Les NU et le gouvernement burundais ont une approche opposée au sujet de la justice après la CVR. Alors que le pouvoir de Bujumbura semble privilégier le pardon, les NU ont une position arrêtée contre ce qu’elles qualifient de crimes inamnistiables. Le 19 décembre 2011, le Haut Commissariat des Nations Unies aux Droits de l’Homme a signifié au ministre des Relations Extérieures que les NU sont contre toute amnistie pour les crimes de génocide, les crimes de guerre, les crimes contre l’humanité et les crimes de violence sexuelle ou les violations graves des droits humains. Dans cette correspondance, le HCDH a également souligné que la commission n’a pas le droit de recommander le pardon au profit des présumés auteurs de ces crimes, puisque le pardon ne peut pas empêcher les poursuites judiciaires.

Pardon ou justice ?

Dans les négociations entre le gouvernement et les NU, il n’y a pas eu d’ambigüité sur la question de l’inamnistiabilité du crime de génocide, des crimes de guerre et des crimes contre l’humanité. La CVR devrait ainsi être capable d’enquêter et d’établir les responsabilités individuelles dans les cas de violations massives et systématiques des droits de l’homme et du droit humanitaire que constituent les crimes de guerre, le crime de génocide et les crimes contre l’humanité. Dans son optique de réconcilier les Burundais, elle doit non seulement faire en sorte que les responsables reconnaissent leur responsabilité, mais aussi que les victimes se libèrent suffisamment du passé pour se tourner vers l’avenir.

Car, une vérité établie objectivement, mais qui ne serait suivie d’aucune conséquence, est dangereuse. Elle confirmerait le sentiment d’impunité de ceux qui échapperaient à l’action de la justice, les incitant à se croire au-dessus de la loi et à récidiver. Ipso facto, justice et paix doivent coïncide r à terme, car il n’y a pas de véritable réconciliation sans justice.

Des NU incontournables ?

En 2005, l’ONU a accordé son soutien à la création d’une CVR au Burundi, « encouragé par la décision des autorités burundaises d’accorder la priorité à la réconciliation et de mettre fin à l’impunité qui constituent deux facteurs déterminants pour l’instauration d’une paix durable ».

Selon le président de la République, le Burundi est capable de financer le processus de la CVR et de se l’approprier, sans y inclure la communauté internationale sauf pour la consulter. C’est dans ce sens qu’un milliard de Fbu ont été disponibilisés. Les NU et certains partenaires internationaux risquent de se retirer du processus si les normes internationales ne sont pas respectées. Et, quand bien même l’Etat burundais serait capable de financer la CVR, il a besoin d’une assistance technique compétente et expérimentée.

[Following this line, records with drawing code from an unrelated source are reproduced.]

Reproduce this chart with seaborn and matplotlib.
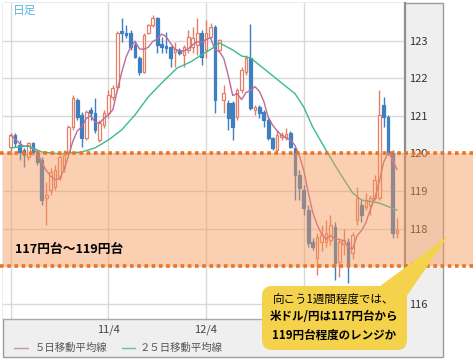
import matplotlib
matplotlib.use("Agg")
import matplotlib.pyplot as plt
import matplotlib.transforms as mtransforms
from matplotlib.patches import Rectangle, FancyBboxPatch, Polygon
import seaborn as sns
import numpy as np
import pandas as pd

# ---------------- data (USD/JPY daily candles) ----------------
opens = [120.17, 120.49, 120.23, 120.09, 119.91, 120.28, 120.01, 119.83, 118.81, 119.03,
         119.11, 119.37, 119.61, 120.01, 120.71, 121.43, 121.03, 120.41, 121.16, 121.08,
         120.36, 120.76, 121.08, 121.51, 121.77, 123.27, 123.20, 123.21, 122.89, 122.55,
         122.17, 123.21, 123.43, 123.61, 122.92, 122.87, 122.84, 122.71, 122.76, 122.63,
         122.76, 122.84, 122.89, 123.21, 122.76, 123.11, 123.37, 122.76, 121.43, 121.35,
         121.35, 120.97, 121.69, 122.17, 122.55, 121.16, 121.24, 121.11, 120.89, 120.41,
         120.09, 120.44, 120.44, 120.55, 120.15, 119.43, 119.03, 118.49, 117.64, 117.21,
         117.64, 117.64, 117.69, 118.04, 117.11, 117.60, 117.64, 117.35, 118.23, 118.63,
         118.57, 118.63, 118.81, 118.81, 121.30, 120.97, 120.01, 117.88]
highs = [120.55, 120.55, 120.36, 120.15, 120.31, 120.31, 120.09, 119.91, 119.24, 119.61,
         119.69, 119.96, 120.09, 120.76, 121.56, 121.48, 121.11, 121.16, 121.24, 121.48,
         120.89, 121.16, 121.69, 121.83, 123.27, 123.61, 123.43, 123.29, 122.97, 122.60,
         123.20, 123.45, 123.69, 123.65, 123.10, 123.24, 122.87, 122.97, 122.80, 122.90,
         123.29, 123.37, 123.60, 123.29, 123.55, 123.48, 123.43, 123.05, 121.83, 121.43,
         121.40, 121.75, 122.30, 122.63, 123.45, 121.30, 121.30, 121.16, 120.97, 120.45,
         120.63, 120.57, 120.68, 120.60, 120.17, 119.56, 119.16, 118.63, 117.75, 117.88,
         118.10, 118.23, 118.36, 118.17, 117.75, 118.00, 117.75, 117.90, 119.11, 118.76,
         118.95, 118.89, 119.43, 121.69, 121.51, 121.03, 120.09, 118.28]
lows = [119.96, 120.17, 119.83, 119.64, 119.83, 119.96, 119.69, 118.63, 118.09, 118.89,
        119.03, 119.29, 119.51, 119.96, 120.63, 120.89, 120.17, 120.36, 120.89, 120.55,
        120.31, 120.68, 120.95, 121.43, 121.69, 122.97, 123.08, 122.76, 122.55, 122.10,
        122.15, 123.18, 123.37, 122.68, 122.68, 122.68, 122.31, 122.31, 122.63, 122.31,
        122.68, 122.68, 122.63, 122.36, 122.55, 123.08, 121.08, 122.70, 121.08, 120.63,
        120.36, 120.90, 121.60, 122.10, 121.16, 121.03, 120.95, 120.71, 120.36, 120.09,
        120.04, 120.36, 120.36, 120.15, 118.76, 118.76, 118.36, 117.51, 117.43, 116.76,
        117.40, 117.51, 117.55, 116.63, 116.70, 117.30, 116.55, 117.20, 118.09, 118.17,
        118.49, 118.36, 118.76, 118.76, 120.71, 119.96, 117.75, 117.75]
closes = [120.49, 120.28, 120.04, 119.96, 120.28, 120.04, 119.77, 118.76, 118.89, 119.51,
          119.56, 119.91, 119.96, 120.71, 121.48, 120.97, 120.41, 121.11, 121.08, 120.63,
          120.81, 121.08, 121.56, 121.75, 123.21, 123.21, 123.15, 122.84, 122.57, 122.17,
          123.16, 123.43, 123.61, 122.89, 122.84, 122.81, 122.55, 122.79, 122.68, 122.84,
          123.11, 123.08, 123.21, 122.57, 123.21, 123.37, 121.43, 123.03, 121.61, 120.95,
          120.71, 121.69, 122.23, 122.55, 121.21, 121.24, 121.08, 120.89, 120.41, 120.15,
          120.49, 120.49, 120.52, 120.17, 119.43, 119.08, 118.55, 117.61, 117.51, 117.77,
          117.83, 117.88, 118.09, 117.08, 117.64, 117.70, 117.03, 117.83, 118.81, 118.36,
          118.76, 118.81, 119.29, 121.03, 120.97, 120.01, 117.88, 117.96]

# 25-day moving average (day index, value)
ma25_day = [0, 4, 7, 11, 13, 16, 19, 22, 25, 28, 31, 34, 37.5, 40.5, 43, 45.5, 47,
            50, 52, 54, 58, 61, 64, 66, 68, 71, 74, 77, 79, 83, 87]
ma25_val = [120.15, 120.20, 120.04, 119.99, 120.01, 120.04, 120.15, 120.36, 120.63,
            121.03, 121.51, 121.88, 122.28, 122.44, 122.63, 122.81, 122.95, 122.76,
            122.60, 122.55, 122.17, 121.88, 121.60, 121.24, 120.71, 120.09, 119.50,
            118.95, 118.76, 118.68, 118.49]

date_ticks = [0, 22, 44, 66]
date_labels = ["", "11/4", "12/4", ""]   # 1/4 sits behind the callout in the reference
y_ticks = [116, 117, 118, 119, 120, 121, 122, 123]
band_low, band_high = 117, 120

band_text = "117円台～119円台"
callout_lines = ["向こう1週間程度では、", "米ドル/円は117円台から", "119円台程度のレンジか"]
legend_labels = ["５日移動平均線", "２５日移動平均線"]

# ---------------- style ----------------
sns.set_theme(style="white")
plt.rcParams['font.family'] = ['Noto Sans CJK JP', 'DejaVu Sans']

UP_EDGE = '#e57e66'
DOWN = '#3d7fc0'
MA5_C = '#bf6a97'
MA25_C = '#3dba8c'

W, H = 473, 359
fig = plt.figure(figsize=(W / 100, H / 100), dpi=100)
fig.patch.set_facecolor('white')


def fx(px):
    return px / W


def fy(py):
    return 1 - py / H


# background panel (pixel coordinates)
bg = fig.add_axes([0, 0, 1, 1], zorder=0)
bg.set_xlim(0, W)
bg.set_ylim(H, 0)
bg.axis('off')
bg.add_patch(Rectangle((405, 3), 38, 316, facecolor='#efefef', edgecolor='none'))
bg.add_patch(Rectangle((3, 319), 440, 38, facecolor='#efefef', edgecolor='none'))
bg.add_patch(Rectangle((2.5, 2.5), 440.5, 354.5, facecolor='none', edgecolor='#9c9c9c', lw=1))

# main axes
ax = fig.add_axes([fx(3), fy(319), fx(405) - fx(3), fy(3) - fy(319)], zorder=1)
ax.set_facecolor('white')
ax.set_xlim(-1.73, 88.8)
ax.set_ylim(115.587, 124.013)

days = np.arange(len(opens))
df = pd.DataFrame({'day': days, 'open': opens, 'high': highs, 'low': lows, 'close': closes})
df['ma5'] = df['close'].rolling(5, min_periods=1).mean()
up = df['close'] >= df['open']

ax.set_yticks(y_ticks)
ax.set_xticks(date_ticks)
ax.set_xticklabels(date_labels)
ax.grid(True, color='#d9d9d9', lw=1)
ax.set_axisbelow(True)
ax.yaxis.tick_right()
ax.tick_params(axis='y', length=0, pad=3, labelsize=8, labelcolor='#333333')
ax.tick_params(axis='x', length=0, pad=4, labelsize=8, labelcolor='#444444')
for s in ['left', 'top']:
    ax.spines[s].set_visible(False)
ax.spines['right'].set_color('#8f8f8f')
ax.spines['right'].set_linewidth(1.6)
ax.spines['bottom'].set_color('#aaaaaa')
ax.spines['bottom'].set_linewidth(1)

edge_cols = np.where(up, UP_EDGE, DOWN)
face_cols = np.where(up, 'white', DOWN)
ax.vlines(df['day'], df['low'], df['high'], colors=edge_cols, lw=1, zorder=2)
body_bottom = np.minimum(df['open'], df['close'])
body_h = np.maximum(np.abs(df['close'] - df['open']), 0.03)
ax.bar(df['day'], body_h, bottom=body_bottom, width=0.6, color=face_cols,
       edgecolor=edge_cols, linewidth=0.9, zorder=3)

sns.lineplot(x=df['day'], y=df['ma5'], ax=ax, color=MA5_C, lw=1, zorder=4)
sns.lineplot(x=ma25_day, y=ma25_val, ax=ax, color=MA25_C, lw=1, zorder=4)
ax.set_xlabel('')
ax.set_ylabel('')

# overlay (pixel x, pixel y) for band, annotations, legend
ov = fig.add_axes([0, 0, 1, 1], zorder=5)
ov.set_xlim(0, W)
ov.set_ylim(H, 0)
ov.axis('off')
ov.patch.set_visible(False)

blend = mtransforms.blended_transform_factory(ov.transData, ax.transData)
ov.add_patch(Rectangle((3, band_low), W - 3, band_high - band_low, transform=blend,
                       facecolor='#f79755', alpha=0.46, edgecolor='none', zorder=1))
for yv in (band_low, band_high):
    ov.plot([0, W], [yv, yv], transform=blend, color='#ec7420', lw=2.6,
            linestyle=(0, (1, 1)), zorder=2, solid_capstyle='butt')

ov.text(15, 249, band_text, fontsize=9.2, fontweight='bold', color='black',
        va='center', ha='left', zorder=3)

ov.text(13, 10, '日足', fontsize=8.5, color='#5ab9e2', va='center', ha='left')

# legend row
ov.plot([14, 28], [348, 348], color='#d28fa0', lw=1)
ov.text(35, 348, legend_labels[0], fontsize=7.5, color='#555555', va='center', ha='left')
ov.plot([122, 135], [348, 348], color='#5cc6a4', lw=1)
ov.text(140, 348, legend_labels[1], fontsize=7.5, color='#555555', va='center', ha='left')

# callout
CALL = '#f5d24c'
ov.add_patch(FancyBboxPatch((262, 286), 145, 64, boxstyle='round,pad=0,rounding_size=10',
                            facecolor=CALL, edgecolor='none', zorder=6))
ov.add_patch(Polygon([(372, 292), (404, 300), (448, 236)], closed=True,
                     facecolor=CALL, edgecolor='none', zorder=6))
ov.text(334, 299, callout_lines[0], fontsize=8.3, color='black', ha='center', va='center', zorder=7)
ov.text(334, 317, callout_lines[1], fontsize=8.3, fontweight='bold', color='black',
        ha='center', va='center', zorder=7)
ov.text(334, 335, callout_lines[2], fontsize=8.3, fontweight='bold', color='black',
        ha='center', va='center', zorder=7)

fig.savefig('out.png', dpi=100)
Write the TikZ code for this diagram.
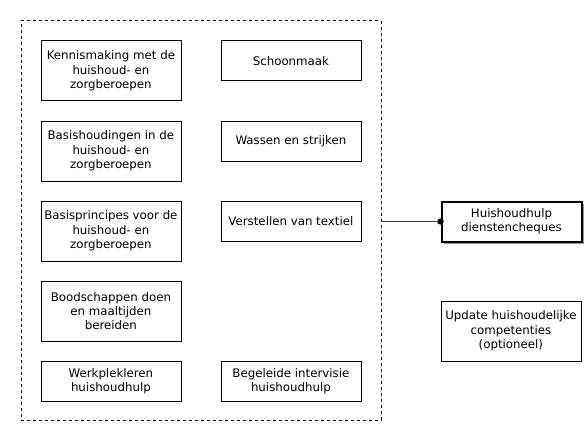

Souveraineté d’accord, mais…

Il est vrai que le Statut de Rome garantit la souveraineté des Etats et leur compétence à juger les auteurs de crimes graves, pour lesquels serait compétente la justice internationale.
La Cour Pénale Internationale se saisit d’une affaire si l’Etat en question n’a pas la volonté ou la capacité de juger lui-même les auteurs des crimes allégués. De plus, l’article 20 du Statut de Rome consacre le principe « non bis in idem », en vertu duquel nul ne peut être jugé deux fois pour le même crime. La seule limite à ce principe est le comportement frauduleux ou le déni de justice. En ce cas, la CPI peut rejuger une personne si un procès national a eu pour but de la soustraire à sa compétence ou n’a pas été mené de manière indépendante et impartiale. Et au Burundi, outre le fait que le pouvoir semble oublier le volet justice après la CVR, il y a fort à parier que, quand bien même il s’en souviendrait, les jugements rendus risqueraient de provoquer l’intervention de cette communauté internationale qu’on veut ignorer.